Ele — Nelson Rodrigues em seus craques — arranca humor e graça em frases que guardam sempre os mesmos recursos, imagens, mas ainda assim surpreendem. Ele, na crônica, escrevia à semelhança de Garrincha, que driblava para um só lado, e todos sabiam qual, mas ainda assim eram surpreendidos. Nelson usa sempre o exagero, as expressões mais despudoradas, melodramáticas, truques de circo na hipérbole, com o maior despudor e cinismo, mas ainda assim o leitor era, é driblado, assim como os marcadores de Garrincha. Que encanto! Com a diferença que a gente é driblado, mas não se frustra, porque enche o peito da gente de felicidade.

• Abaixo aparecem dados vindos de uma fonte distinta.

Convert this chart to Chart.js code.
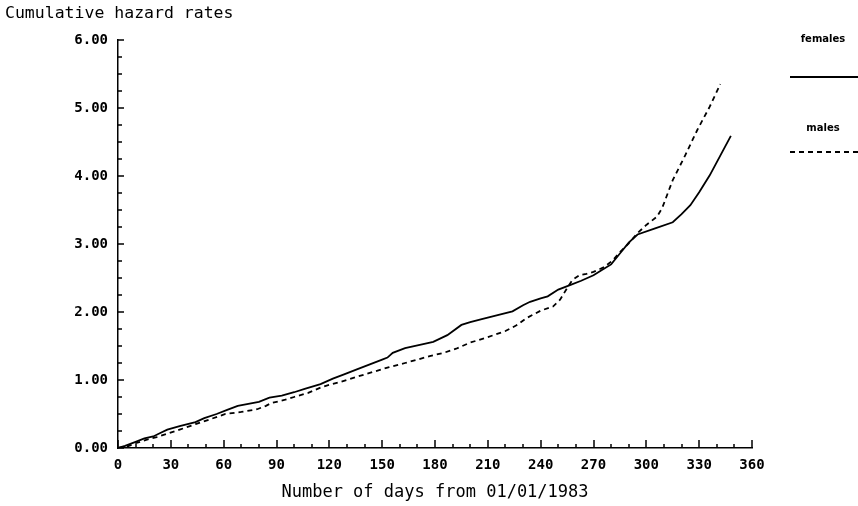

“Olhem Pelé, examinem suas fotografias e caiam das nuvens. É, de fato, um menino, um garoto. Se quisesse entrar num filme da Brigitte Bardot, seria barrado, seria enxotado. Mas reparem: é um gênio indubitável. Digo e repito: gênio. Pelé podia virar-se para Miguel Ângelo, Homero ou Dante e cumprimentá-los, com íntima efusão: ‘Como vai, colega?’”

Na verdade, mesmo sem o seu teatro, Nelson Rodrigues seria imortal, se permitem mais um acento circunflexo no mar de suas crônicas. Dele pode ser dito o mesmo que ele escreveu sobre o romancista José Lins do Rego:

“Morto e, no entanto, parece mais vivo do que muitos que andam por aí, que circulam, que batem nas nossas costas e contam piadas. Não resta dúvida que ‘morrer’ significa, em última análise, um pouco de vocação. Já falei nos vivos tão pouco militantes que temos vontade de lhes enviar coroas ou de lhes atirar na cara a última pá de cal. Esses têm, sim, a vocação da morte. Fomos, todos, enterrá-lo no chão muito doce de São João Batista. Mas é como se não existisse a mínima relação entre o funeral e Zé Lins, entre o caixão e o grande romancista.”

Esse era o “reacionário”. Pode? É claro que não. Ele era um anarquista, quero crer. Mas revolucionário na forma e na visão rara, porque ninguém escreveu sobre futebol com tanta graça e gênio quanto Nelson Rodrigues.